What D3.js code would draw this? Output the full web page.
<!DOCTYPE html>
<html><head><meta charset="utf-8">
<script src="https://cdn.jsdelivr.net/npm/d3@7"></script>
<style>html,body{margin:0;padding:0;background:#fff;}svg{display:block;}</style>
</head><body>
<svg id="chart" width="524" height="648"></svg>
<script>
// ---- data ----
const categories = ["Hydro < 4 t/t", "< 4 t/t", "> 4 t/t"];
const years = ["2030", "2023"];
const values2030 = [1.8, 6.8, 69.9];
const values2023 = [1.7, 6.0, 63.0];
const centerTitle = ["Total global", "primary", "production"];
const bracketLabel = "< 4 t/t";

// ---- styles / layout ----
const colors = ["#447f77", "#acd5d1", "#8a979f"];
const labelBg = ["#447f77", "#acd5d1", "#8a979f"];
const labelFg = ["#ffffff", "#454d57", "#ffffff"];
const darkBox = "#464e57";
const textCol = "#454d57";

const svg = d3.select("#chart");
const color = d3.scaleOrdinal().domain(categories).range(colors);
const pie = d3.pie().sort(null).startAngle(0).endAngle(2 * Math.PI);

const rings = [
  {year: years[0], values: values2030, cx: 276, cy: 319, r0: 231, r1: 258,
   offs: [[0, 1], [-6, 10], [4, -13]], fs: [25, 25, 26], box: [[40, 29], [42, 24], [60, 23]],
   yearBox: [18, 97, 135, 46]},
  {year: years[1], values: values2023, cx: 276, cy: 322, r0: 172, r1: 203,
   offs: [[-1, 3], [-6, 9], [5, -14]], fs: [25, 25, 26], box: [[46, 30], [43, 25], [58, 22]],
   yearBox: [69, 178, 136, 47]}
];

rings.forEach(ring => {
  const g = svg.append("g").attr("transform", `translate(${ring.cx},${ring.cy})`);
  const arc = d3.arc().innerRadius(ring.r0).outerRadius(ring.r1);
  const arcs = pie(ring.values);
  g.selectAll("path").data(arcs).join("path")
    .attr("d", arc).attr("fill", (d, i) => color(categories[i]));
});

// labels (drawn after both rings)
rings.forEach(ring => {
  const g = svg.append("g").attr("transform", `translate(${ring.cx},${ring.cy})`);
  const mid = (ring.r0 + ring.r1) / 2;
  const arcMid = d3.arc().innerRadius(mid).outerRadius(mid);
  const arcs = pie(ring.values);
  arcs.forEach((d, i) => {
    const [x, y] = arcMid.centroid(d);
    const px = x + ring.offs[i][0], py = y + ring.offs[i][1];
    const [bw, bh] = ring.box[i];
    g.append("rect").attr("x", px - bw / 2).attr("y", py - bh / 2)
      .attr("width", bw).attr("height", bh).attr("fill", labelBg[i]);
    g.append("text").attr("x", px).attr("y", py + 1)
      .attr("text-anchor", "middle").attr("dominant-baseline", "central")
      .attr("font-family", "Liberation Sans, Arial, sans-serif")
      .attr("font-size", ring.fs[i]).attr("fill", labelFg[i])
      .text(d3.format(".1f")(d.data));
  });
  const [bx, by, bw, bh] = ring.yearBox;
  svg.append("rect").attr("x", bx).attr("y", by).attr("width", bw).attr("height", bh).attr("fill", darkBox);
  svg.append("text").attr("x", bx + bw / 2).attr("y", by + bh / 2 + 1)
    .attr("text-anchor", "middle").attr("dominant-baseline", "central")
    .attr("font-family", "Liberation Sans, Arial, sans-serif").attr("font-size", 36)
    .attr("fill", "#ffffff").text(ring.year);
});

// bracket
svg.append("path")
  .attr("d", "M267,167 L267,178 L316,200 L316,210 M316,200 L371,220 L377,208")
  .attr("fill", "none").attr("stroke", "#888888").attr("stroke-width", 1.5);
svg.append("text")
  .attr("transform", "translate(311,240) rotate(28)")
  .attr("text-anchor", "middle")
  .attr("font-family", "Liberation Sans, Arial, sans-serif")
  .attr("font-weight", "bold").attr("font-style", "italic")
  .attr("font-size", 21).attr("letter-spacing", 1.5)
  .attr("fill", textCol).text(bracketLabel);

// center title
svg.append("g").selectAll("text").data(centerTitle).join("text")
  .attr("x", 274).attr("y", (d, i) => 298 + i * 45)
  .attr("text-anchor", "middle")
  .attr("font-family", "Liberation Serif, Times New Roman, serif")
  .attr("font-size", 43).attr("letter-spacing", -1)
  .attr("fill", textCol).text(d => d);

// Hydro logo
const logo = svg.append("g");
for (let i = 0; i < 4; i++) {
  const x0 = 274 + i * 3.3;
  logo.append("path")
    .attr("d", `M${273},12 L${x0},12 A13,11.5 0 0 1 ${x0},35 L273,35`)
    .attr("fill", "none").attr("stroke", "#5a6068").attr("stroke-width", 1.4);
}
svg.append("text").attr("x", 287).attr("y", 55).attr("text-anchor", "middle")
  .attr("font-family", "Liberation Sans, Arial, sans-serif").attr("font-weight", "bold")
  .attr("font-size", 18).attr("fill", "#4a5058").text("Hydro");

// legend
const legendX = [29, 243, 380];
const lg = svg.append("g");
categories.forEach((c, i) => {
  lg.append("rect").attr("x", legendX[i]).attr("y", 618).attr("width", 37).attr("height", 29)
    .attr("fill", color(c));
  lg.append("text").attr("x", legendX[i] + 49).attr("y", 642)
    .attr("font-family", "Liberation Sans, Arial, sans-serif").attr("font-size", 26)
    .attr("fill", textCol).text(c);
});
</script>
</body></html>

--

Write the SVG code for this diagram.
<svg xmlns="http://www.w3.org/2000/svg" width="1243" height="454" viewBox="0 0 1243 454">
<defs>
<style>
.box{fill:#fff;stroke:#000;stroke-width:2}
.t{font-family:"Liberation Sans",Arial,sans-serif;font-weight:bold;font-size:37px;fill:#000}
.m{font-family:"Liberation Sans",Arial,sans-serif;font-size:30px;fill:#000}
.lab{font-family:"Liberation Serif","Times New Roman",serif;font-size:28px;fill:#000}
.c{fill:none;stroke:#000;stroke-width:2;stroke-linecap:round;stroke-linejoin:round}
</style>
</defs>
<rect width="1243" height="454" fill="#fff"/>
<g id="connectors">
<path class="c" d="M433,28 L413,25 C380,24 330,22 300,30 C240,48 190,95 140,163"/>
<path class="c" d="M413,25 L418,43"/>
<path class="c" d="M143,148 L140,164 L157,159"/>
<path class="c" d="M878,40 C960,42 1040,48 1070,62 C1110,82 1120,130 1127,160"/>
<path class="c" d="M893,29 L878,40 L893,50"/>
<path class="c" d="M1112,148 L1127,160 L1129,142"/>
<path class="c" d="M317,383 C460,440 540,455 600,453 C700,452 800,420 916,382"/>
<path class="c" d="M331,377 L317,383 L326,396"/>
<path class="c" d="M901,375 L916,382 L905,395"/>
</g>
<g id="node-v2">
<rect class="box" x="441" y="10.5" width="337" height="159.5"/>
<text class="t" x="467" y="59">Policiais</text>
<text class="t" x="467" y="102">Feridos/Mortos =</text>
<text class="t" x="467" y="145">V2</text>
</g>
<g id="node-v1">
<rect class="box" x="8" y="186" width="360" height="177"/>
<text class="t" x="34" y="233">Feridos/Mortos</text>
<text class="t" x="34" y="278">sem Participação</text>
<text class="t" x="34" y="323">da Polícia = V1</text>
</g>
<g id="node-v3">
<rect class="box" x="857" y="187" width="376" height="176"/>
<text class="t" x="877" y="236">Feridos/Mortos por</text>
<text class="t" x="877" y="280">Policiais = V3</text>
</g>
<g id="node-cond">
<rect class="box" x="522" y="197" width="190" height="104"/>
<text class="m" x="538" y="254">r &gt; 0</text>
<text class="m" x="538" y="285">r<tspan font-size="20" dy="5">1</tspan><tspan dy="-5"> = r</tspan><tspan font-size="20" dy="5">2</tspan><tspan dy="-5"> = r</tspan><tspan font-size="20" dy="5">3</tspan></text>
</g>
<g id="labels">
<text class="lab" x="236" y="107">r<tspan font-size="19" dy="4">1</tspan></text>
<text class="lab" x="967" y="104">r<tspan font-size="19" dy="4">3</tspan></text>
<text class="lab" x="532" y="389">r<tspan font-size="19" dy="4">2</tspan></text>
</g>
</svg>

- _Objective_:
Your task is to repeat exactly the lines from the one that contains "What D3.js code" through the one that contains "const pie = d3.pie().sort(null).startAngle(0).endAngle(2", with both end lines included.

- _Worked answer_:
What D3.js code would draw this? Output the full web page.
<!DOCTYPE html>
<html><head><meta charset="utf-8">
<script src="https://cdn.jsdelivr.net/npm/d3@7"></script>
<style>html,body{margin:0;padding:0;background:#fff;}svg{display:block;}</style>
</head><body>
<svg id="chart" width="524" height="648"></svg>
<script>
// ---- data ----
const categories = ["Hydro < 4 t/t", "< 4 t/t", "> 4 t/t"];
const years = ["2030", "2023"];
const values2030 = [1.8, 6.8, 69.9];
const values2023 = [1.7, 6.0, 63.0];
const centerTitle = ["Total global", "primary", "production"];
const bracketLabel = "< 4 t/t";

// ---- styles / layout ----
const colors = ["#447f77", "#acd5d1", "#8a979f"];
const labelBg = ["#447f77", "#acd5d1", "#8a979f"];
const labelFg = ["#ffffff", "#454d57", "#ffffff"];
const darkBox = "#464e57";
const textCol = "#454d57";

const svg = d3.select("#chart");
const color = d3.scaleOrdinal().domain(categories).range(colors);
const pie = d3.pie().sort(null).startAngle(0).endAngle(2 * Math.PI);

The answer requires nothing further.